Exercise
Show every line that has the string "Rebuild" in it.

Supplied material

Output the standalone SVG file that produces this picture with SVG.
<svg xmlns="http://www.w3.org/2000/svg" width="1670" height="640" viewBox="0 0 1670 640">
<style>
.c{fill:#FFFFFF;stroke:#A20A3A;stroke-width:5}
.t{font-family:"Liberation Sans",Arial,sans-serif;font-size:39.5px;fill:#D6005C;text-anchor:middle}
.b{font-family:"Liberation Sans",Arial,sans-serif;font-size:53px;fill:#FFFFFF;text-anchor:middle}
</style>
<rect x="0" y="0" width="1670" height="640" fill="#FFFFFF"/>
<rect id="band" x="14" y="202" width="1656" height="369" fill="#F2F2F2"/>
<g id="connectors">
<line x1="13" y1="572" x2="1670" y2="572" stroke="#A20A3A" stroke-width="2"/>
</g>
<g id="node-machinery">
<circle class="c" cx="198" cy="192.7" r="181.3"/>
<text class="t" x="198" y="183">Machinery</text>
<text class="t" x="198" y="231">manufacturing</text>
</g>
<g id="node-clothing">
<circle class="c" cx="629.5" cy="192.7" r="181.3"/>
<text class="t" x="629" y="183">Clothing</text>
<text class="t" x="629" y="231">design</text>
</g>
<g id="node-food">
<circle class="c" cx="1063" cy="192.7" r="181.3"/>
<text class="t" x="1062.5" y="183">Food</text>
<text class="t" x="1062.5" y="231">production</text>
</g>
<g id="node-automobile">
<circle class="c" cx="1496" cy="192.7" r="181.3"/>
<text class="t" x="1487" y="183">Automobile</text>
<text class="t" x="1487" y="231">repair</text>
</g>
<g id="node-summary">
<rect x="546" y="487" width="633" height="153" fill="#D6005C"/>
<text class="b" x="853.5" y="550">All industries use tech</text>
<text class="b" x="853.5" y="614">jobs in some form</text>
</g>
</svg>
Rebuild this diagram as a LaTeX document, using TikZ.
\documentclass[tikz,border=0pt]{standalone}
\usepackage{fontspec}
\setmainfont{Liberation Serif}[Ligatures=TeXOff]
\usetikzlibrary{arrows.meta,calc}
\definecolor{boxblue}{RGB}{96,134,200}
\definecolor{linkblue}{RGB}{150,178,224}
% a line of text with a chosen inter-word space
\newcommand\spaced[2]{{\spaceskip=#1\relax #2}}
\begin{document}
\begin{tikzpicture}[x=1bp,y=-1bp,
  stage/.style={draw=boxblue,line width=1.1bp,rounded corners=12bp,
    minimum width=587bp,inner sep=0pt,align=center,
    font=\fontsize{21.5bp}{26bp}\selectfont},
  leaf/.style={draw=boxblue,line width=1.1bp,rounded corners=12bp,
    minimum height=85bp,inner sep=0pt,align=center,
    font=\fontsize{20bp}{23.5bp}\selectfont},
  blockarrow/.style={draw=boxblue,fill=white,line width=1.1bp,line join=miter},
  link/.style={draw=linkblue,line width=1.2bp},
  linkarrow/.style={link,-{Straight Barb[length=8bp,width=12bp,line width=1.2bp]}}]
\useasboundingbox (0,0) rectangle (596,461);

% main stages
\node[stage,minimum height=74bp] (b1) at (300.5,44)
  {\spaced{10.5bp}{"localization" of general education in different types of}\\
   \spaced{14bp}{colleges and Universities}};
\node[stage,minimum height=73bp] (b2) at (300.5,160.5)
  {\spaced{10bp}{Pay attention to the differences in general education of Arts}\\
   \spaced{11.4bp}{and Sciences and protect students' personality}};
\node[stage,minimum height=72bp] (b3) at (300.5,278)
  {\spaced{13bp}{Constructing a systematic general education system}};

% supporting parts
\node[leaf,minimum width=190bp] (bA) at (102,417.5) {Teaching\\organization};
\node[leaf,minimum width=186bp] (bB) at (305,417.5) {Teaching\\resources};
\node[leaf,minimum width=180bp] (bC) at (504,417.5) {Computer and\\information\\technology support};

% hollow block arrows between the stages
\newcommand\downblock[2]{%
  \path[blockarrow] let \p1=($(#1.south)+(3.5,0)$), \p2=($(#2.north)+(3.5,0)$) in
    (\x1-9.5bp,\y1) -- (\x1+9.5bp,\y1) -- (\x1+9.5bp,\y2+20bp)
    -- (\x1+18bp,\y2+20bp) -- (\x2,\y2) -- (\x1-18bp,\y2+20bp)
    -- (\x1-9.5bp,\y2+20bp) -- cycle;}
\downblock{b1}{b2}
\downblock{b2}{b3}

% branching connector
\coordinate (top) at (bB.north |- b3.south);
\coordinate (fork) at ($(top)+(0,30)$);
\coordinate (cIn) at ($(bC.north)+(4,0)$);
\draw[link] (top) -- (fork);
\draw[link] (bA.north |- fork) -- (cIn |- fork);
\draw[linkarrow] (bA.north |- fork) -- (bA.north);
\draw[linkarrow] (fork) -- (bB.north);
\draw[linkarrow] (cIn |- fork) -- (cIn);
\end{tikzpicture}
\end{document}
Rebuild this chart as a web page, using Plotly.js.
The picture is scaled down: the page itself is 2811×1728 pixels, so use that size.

Finished exercise
Rebuild this diagram as a LaTeX document, using TikZ.
Rebuild this chart as a web page, using Plotly.js.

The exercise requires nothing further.